Login to a schooner login node.
ssh jreynolds@schooner.oscer.ou.edu
Login into the Jacobian partion.
ssh c822
module load OpenMPI/4.0.3-GCC-9.3.0
module load CUDA/11.3.1
module load cuDNN/8.2.1.32-CUDA-11.3.1
module load Miniconda3
source activate
conda create -n torch python=3.8
conda activate torch
conda install pytorch torchvision torchaudio cudatoolkit=11.3 -c pytorch
Now you can run your code once your application's dependencies are installed in the conda environment.
After finished setting up the conda environment on Jacobian, you can go ahead and logout of Jacobian if running a batch script. In other words, the batch script should be submitted from a login node.
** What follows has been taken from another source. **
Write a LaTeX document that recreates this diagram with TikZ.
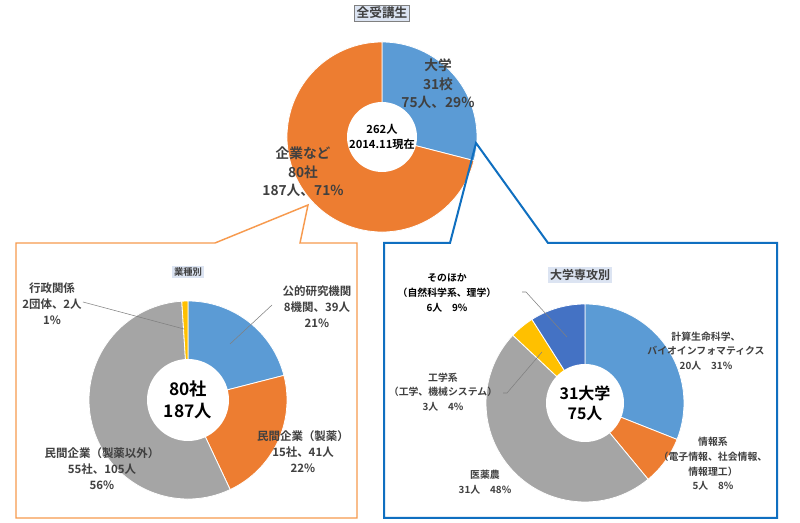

A sample batch script sample.batch:
#!/bin/bash
#SBATCH --partition=jacobian
#SBATCH --ntasks=8
#SBATCH --output=_%J.log
#SBATCH --error=_%J.err
#SBATCH --nodelist c822
#SBATCH --time=00:15:00
#SBATCH --job-name=torch_catsvdogs
#SBATCH --chdir=/work/omicsbio/jreynolds/projects/pytorch-explore/pytorch_tutorials
#################################################
module purge
module load OpenMPI/4.0.3-GCC-9.3.0
module load CUDA/11.3.1
module load cuDNN/8.2.1.32-CUDA-11.3.1
module load Miniconda3
source activate
conda activate torchy
python cnn_torch_catsvdogs.py -g 1
conda deactivate
conda deactivate
module remove Miniconda3
Submitting the batch script:
sbatch sample.batch